MANHATTAN — The city rolled out a new weapon Monday in its battle against Midtown gridlock.

The new “Midtown in Motion” traffic management system will use a combination of microwave motion sensors, cameras, E-ZPass readers and other gadgets to provide traffic signal engineers with real-time data on traffic patterns.

Officials hope the data will allow engineers to better respond to changing street conditions with new wireless signal-changing technology by re-directing traffic around crashes, construction and other backups along the city’s most congested routes.

“Midtown is the heart of New York City’s economy, traffic is its lifeblood, and we’re about to get that blood flowing even more efficiently using communications technology,” Mayor Michael Bloomberg told reporters at the Department of Transportation’s traffic management hub in Queens, where traffic cameras feed live information about road conditions.

The new system "will allow engineers to quickly identify congestion choke points as they occur" and then "remotely alter traffic signal patterns to begin to clear up midtown jams at the touch of a button," he said.

Up until now, the signal grid has relied on pre-programmed patterns that vary by time of day, but can't easily be changed based on real-time conditions.

The $1.6 million system has now been installed through a 110-square-block grid between Second and Sixth avenues and between 42nd and 57th streets. The roll-out includes 100 microwave sensors designed to detect vehicle backup at traffic lights, 32 video cameras, and E-ZPass readers at 23 intersections to measure average traffic speeds.

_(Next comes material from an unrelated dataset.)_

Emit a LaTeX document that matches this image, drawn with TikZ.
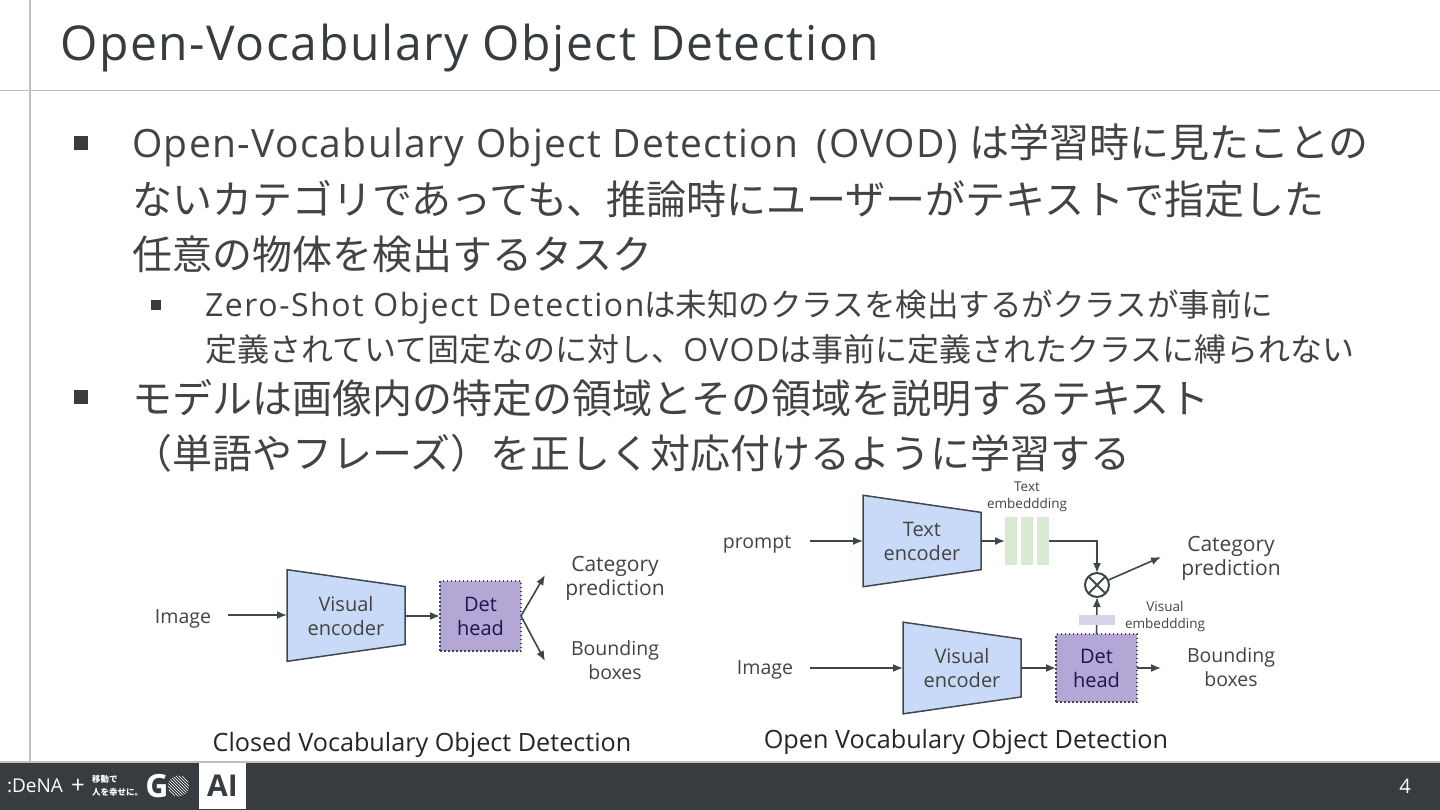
\documentclass[tikz,border=0pt]{standalone}
\usepackage{fontspec}
\setmainfont{Open Sans}
\newfontfamily\jp{Noto Sans CJK JP}
\newfontfamily\titlelat[LetterSpace=3.3]{Open Sans}
\newfontfamily\biglat[LetterSpace=3.4]{Open Sans}
\newfontfamily\sublat[LetterSpace=4.8]{Open Sans}
\newcommand{\fs}[1]{\fontsize{#1}{#1}\selectfont}
\newcommand{\fsl}[2]{\fontsize{#1}{#2}\selectfont}
\usetikzlibrary{shapes,arrows.meta,positioning,patterns}
\definecolor{slidedark}{HTML}{363C3F}
\definecolor{slidetext}{HTML}{434343}
\definecolor{ruleline}{HTML}{BFBFBF}
\definecolor{encblue}{HTML}{C9DAF8}
\definecolor{enclne}{HTML}{3F474B}
\definecolor{dethead}{HTML}{B4A7D6}
\definecolor{detink}{HTML}{20124D}
\definecolor{textemb}{HTML}{D9EAD3}
\definecolor{visemb}{HTML}{D9D2E9}
\tikzstyle{titletext}=[anchor=west, inner sep=0pt, text=slidedark, font=\titlelat\fs{48}]
\tikzstyle{bigline}=[anchor=west, inner sep=0pt, text=slidetext, font=\jp\fs{40}]
\tikzstyle{subline}=[anchor=west, inner sep=0pt, text=slidetext, font=\jp\fs{32}]
\tikzstyle{bigmark}=[rectangle, fill=slidedark, minimum size=14pt, inner sep=0pt]
\tikzstyle{submark}=[rectangle, fill=slidedark, minimum size=10pt, inner sep=0pt]
\tikzstyle{lbl}=[align=center, inner sep=0pt, text=slidetext, font=\fsl{21}{24}]
\tikzstyle{lblsmall}=[align=center, inner sep=0pt, text=slidetext, font=\fsl{19.5}{24}]
\tikzstyle{smalllbl}=[align=center, inner sep=0pt, text=slidetext, font=\fsl{13.5}{17}]
\tikzstyle{caption}=[inner sep=0pt, text=black!85, font=\fs{25.2}]
\tikzstyle{encoder}=[trapezium, draw=enclne, line width=1.5pt, fill=encblue, shape border rotate=270, trapezium stretches=true, trapezium angle=81.5, minimum width=92pt, minimum height=118pt, inner sep=0pt, outer sep=0pt, align=center, text=slidetext, font=\fsl{20}{24}]
\tikzstyle{detblock}=[rectangle, draw=enclne, dash pattern=on 1.5pt off 2.5pt, line width=1.3pt, fill=dethead, minimum width=81pt, inner sep=0pt, outer sep=0pt, align=center, text=detink, font=\fsl{20}{24}]
\tikzstyle{emb}=[rectangle, inner sep=0pt, outer sep=0pt]
\tikzstyle{link}=[-{Latex[length=10pt,width=8pt]}, line width=1.6pt, draw=enclne]
\begin{document}
\begin{tikzpicture}[x=1pt,y=-1pt]
\useasboundingbox (0,0) rectangle (1440,810);

\fill[white] (0,0) rectangle (1440,810);
\draw[ruleline,line width=1.5pt] (30,0) -- (30,762);
\draw[ruleline,line width=1.5pt] (0,90.5) -- (1440,90.5);
\fill[slidedark] (0,762) rectangle (1440,810);
\draw[ruleline,line width=1.5pt] (0,762) -- (1440,762);

\node[titletext](title) at (60,48) {Open-Vocabulary Object Detection};

\node[bigmark](m1) at (81,143) {};
\node[bigline](l1) at (132,145) {{\biglat\fs{39}Open-Vocabulary Object Detection\hspace{6pt} (OVOD) }は学習時に見たことの};
\node[bigline](l2) at (132,199) {ないカテゴリであっても、推論時にユーザーがテキストで指定した};
\node[bigline](l3) at (132,254) {任意の物体を検出するタスク};
\node[submark](m2) at (156,305) {};
\node[subline](l4) at (205,307) {{\sublat Zero-Shot Object Detection}{\fs{31.5}は未知のクラスを検出するがクラスが事前に}};
\node[subline](l5) at (205,349.5) {定義されていて固定なのに対し、{\sublat OVOD}は事前に定義されたクラスに縛られない};
\node[bigmark](m3) at (81,397) {};
\node[bigline](l6) at (132,398) {モデルは画像内の特定の領域とその領域を説明するテキスト};
\node[bigline](l7) at (132,453) {（単語やフレーズ）を正しく対応付けるように学習する};

\node[lblsmall](imga) at (183,619) {Image};
\node[encoder](enca) at (346,615.5) {Visual\\encoder};
\node[detblock,minimum height=70pt](deta) at (480.5,616) {Det\\head};
\node[lbl](cata) at (615,578) {Category\\prediction};
\node[lblsmall](boxa) at (615,660.5) {Bounding\\boxes};
\node[caption](capa) at (422,745) {Closed Vocabulary Object Detection};
\coordinate (a0) at (228,615);
\coordinate (a1) at (545,575);
\coordinate (a2) at (545,661);

\draw[link](a0) -- (enca.west |- a0);
\draw[link](enca.east |- deta) -- (deta.west);
\draw[link](deta.east) -- (a1);
\draw[link](deta.east) -- (a2);

\node[lblsmall](prompt) at (757,544) {prompt};
\node[encoder](enct) at (922,541) {Text\\encoder};
\node[emb,fill=textemb,minimum width=12pt,minimum height=48pt](bar1) at (1011,541) {};
\node[emb,fill=textemb,minimum width=12pt,minimum height=48pt](bar2) at (1027,541) {};
\node[emb,fill=textemb,minimum width=12pt,minimum height=48pt](bar3) at (1043,541) {};
\node[smalllbl](tlab) at (1027,497) {Text\\embeddding};
\node[circle,draw=enclne,line width=2pt,minimum size=24pt,inner sep=0pt,outer sep=0pt,
  path picture={\draw[enclne,line width=2pt] (path picture bounding box.north west) -- (path picture bounding box.south east) (path picture bounding box.north east) -- (path picture bounding box.south west);}](prod) at (1097,585) {};
\node[lbl](catb) at (1231,558.5) {Category\\prediction};
\node[lblsmall](imgb) at (765,670) {Image};
\node[encoder](encv) at (962,668) {Visual\\encoder};
\node[detblock,minimum height=68pt](detb) at (1096.5,668) {Det\\head};
\node[lblsmall](boxb) at (1231,667) {Bounding\\boxes};
\node[smalllbl](vlab) at (1165,616) {Visual\\embeddding};
\node[caption](capb) at (966,742) {Open Vocabulary Object Detection};
\coordinate (b0) at (810,541);
\coordinate (b1) at (810,668);
\coordinate (b2) at (1161,557);
\coordinate (b3) at (1161,668);

\draw[link](b0) -- (enct.west |- b0);
\draw[link](enct.east |- bar1) -- (bar1.west);
\draw[link](bar3.east) -| (prod.north);
\draw[link](detb.north) -- (prod.south);
\node[emb,fill=visemb,minimum width=36pt,minimum height=10pt](vbar) at (1097,620) {};
\draw[link](prod) -- (b2);
\draw[link](b1) -- (encv.west |- b1);
\draw[link](encv.east |- detb) -- (detb.west);
\draw[link](detb.east) -- (b3);

\node[inner sep=0pt,text=white,font=\fs{19}](dena) at (35,786) {:DeNA};
\node[inner sep=0pt,text=white,font=\fs{24}](plus) at (78,786) {+};
\node[inner sep=0pt,text=white,align=left,font=\jp\bfseries\fsl{8.5}{13}](go) at (117.5,786) {移動で\\人を幸せに。};
\node[inner sep=0pt,text=white,font=\bfseries\fs{32}](gee) at (157,786) {G};
\node[circle,pattern=north west lines,pattern color=white,minimum size=21pt,inner sep=0pt](oh) at (178.5,786) {};
\node[rectangle,fill=white,minimum width=47pt,minimum height=46pt,inner sep=0pt,text=slidedark,font=\bfseries\fs{30}](ai) at (222.5,786) {AI};
\node[inner sep=0pt,text=white,font=\fs{20}](page) at (1405,786) {4};

\end{tikzpicture}
\end{document}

More than half of the city’s nearly 12,500 traffic signals have also been retrofitted with the new wireless technology, officials said.

Bloomberg said the new coordinated system represents a "quantum leap forward'" in traffic technology in the city, and said he hopes it will make a significant difference on city roads.

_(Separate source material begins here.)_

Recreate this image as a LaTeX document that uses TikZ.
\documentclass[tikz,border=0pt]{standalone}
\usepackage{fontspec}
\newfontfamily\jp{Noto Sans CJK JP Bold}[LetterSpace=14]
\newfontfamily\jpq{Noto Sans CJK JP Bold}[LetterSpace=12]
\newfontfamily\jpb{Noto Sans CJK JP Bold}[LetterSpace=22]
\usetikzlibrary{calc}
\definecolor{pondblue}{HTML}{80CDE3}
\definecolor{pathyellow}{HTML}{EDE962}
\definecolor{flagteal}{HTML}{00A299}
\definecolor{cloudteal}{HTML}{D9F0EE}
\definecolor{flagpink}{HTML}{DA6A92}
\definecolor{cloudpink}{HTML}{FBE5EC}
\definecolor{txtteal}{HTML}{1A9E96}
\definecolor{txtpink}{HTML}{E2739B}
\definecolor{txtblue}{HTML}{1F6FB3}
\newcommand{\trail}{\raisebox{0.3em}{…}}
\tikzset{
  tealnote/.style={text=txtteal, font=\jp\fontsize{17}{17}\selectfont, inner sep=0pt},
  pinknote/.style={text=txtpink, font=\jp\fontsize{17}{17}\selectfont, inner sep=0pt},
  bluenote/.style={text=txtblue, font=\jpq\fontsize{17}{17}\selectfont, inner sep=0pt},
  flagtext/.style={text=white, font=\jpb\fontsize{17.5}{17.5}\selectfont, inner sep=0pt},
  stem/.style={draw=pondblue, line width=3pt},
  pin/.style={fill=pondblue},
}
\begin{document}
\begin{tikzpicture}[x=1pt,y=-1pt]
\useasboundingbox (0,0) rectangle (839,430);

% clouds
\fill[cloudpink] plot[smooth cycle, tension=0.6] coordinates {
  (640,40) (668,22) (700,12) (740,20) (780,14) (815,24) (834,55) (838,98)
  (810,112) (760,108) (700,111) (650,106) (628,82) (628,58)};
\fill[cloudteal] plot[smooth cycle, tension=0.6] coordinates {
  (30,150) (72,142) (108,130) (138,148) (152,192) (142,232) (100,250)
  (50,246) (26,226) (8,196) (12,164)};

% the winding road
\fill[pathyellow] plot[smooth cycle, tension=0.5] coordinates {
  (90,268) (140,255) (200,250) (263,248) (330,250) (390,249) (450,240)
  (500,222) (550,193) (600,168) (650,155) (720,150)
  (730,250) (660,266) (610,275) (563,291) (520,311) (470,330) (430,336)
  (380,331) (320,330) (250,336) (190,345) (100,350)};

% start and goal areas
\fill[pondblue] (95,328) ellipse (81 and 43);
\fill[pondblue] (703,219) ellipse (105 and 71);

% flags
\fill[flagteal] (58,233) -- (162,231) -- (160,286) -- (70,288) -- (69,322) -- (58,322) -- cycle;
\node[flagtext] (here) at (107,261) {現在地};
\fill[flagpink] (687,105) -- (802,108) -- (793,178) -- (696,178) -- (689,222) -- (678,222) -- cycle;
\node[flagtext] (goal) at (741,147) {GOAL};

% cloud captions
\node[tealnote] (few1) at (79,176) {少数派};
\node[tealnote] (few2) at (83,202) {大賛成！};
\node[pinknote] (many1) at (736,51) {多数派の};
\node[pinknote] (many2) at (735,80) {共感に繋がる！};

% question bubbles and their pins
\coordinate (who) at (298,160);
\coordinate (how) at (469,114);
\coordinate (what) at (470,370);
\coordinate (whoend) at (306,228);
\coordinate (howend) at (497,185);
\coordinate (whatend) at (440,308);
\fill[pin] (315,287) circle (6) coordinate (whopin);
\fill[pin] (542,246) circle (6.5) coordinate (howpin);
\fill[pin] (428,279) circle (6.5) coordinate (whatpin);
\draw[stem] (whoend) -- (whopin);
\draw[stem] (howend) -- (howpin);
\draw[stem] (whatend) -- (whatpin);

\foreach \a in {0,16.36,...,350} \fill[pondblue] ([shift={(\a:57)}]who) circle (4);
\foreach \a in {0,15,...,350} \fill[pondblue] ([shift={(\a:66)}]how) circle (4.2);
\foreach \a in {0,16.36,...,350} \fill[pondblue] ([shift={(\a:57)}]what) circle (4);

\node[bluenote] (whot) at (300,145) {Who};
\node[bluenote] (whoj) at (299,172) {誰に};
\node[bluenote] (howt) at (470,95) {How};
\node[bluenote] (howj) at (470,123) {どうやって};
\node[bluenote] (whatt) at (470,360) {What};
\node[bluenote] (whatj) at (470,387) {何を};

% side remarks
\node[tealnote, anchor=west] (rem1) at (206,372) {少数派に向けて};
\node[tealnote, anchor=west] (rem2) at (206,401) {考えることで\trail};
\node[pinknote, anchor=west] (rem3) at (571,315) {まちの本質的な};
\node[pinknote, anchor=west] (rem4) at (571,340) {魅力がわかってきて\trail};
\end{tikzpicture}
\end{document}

Still, officials remained vague about precisely how traffic patterns might be altered to respond to events like crashes as well as the how pedestrian crossing times might change.

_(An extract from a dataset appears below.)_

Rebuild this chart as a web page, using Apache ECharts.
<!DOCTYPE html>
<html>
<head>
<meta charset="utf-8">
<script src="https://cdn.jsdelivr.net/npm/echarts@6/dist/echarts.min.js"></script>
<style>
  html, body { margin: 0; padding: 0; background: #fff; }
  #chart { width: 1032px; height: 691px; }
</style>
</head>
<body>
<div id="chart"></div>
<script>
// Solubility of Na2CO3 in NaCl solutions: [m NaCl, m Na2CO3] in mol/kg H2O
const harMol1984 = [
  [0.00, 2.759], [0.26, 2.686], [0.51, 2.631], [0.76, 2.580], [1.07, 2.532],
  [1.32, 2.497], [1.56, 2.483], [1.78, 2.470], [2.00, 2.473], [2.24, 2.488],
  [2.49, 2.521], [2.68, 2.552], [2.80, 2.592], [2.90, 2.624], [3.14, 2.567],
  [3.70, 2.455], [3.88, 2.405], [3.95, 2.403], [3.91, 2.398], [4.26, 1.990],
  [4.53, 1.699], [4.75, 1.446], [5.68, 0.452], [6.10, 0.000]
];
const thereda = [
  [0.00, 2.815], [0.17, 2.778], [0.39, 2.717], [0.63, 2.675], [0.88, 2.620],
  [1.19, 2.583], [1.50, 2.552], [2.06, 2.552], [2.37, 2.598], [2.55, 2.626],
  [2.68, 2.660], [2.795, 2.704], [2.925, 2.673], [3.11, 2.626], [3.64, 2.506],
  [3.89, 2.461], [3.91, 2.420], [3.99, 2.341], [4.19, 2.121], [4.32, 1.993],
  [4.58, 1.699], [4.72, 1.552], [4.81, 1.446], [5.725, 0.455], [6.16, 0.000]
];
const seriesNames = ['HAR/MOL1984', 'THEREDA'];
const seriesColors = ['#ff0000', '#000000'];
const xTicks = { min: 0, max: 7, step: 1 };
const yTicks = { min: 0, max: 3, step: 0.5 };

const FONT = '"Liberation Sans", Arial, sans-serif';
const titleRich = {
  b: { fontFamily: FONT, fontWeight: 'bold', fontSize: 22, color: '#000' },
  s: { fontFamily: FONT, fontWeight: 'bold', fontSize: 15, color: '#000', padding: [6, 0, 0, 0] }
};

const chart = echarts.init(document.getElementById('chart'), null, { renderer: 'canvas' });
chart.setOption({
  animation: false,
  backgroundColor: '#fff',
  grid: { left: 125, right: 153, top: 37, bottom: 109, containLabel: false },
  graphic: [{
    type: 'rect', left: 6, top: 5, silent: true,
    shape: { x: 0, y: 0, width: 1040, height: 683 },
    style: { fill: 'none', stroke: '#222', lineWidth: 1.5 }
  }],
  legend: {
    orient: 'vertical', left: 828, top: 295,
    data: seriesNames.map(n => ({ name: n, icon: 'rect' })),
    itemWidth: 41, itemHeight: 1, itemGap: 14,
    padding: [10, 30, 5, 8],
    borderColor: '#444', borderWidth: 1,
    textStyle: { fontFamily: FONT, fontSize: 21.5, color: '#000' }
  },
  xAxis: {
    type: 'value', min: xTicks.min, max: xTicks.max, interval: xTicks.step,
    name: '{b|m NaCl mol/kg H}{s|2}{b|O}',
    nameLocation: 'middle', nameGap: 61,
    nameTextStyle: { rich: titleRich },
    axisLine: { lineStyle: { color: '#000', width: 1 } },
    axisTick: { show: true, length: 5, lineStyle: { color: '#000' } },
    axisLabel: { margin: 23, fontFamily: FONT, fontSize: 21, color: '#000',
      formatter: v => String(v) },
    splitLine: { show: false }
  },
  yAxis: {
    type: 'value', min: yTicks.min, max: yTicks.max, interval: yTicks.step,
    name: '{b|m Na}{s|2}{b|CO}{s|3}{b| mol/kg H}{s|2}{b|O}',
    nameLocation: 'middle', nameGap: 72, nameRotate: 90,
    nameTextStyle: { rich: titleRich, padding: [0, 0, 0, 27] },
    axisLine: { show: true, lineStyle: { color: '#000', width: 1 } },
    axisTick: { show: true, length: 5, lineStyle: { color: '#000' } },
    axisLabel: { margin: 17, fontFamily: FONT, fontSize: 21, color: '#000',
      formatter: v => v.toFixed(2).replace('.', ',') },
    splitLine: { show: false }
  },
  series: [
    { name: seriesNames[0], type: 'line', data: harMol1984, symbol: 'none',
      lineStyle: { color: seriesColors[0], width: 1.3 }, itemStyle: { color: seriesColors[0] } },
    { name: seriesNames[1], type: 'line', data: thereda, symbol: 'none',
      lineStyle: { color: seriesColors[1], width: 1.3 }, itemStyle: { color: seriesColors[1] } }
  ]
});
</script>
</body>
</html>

The city intends to spend the next six months testing the system, and will use GPS data from taxis to compare before-and-after travel times, Transportation Commissioner Janette Sadik-Khan said.

Some estimates have found that congestion costs the city as much as $13 billion a year in lost time, costs, wasted fuel, lost revenue, jobs and economic output.

That doesn't include the cost of treating conditions like childhood asthma, which the city has linked geographically to roadways with high congestion.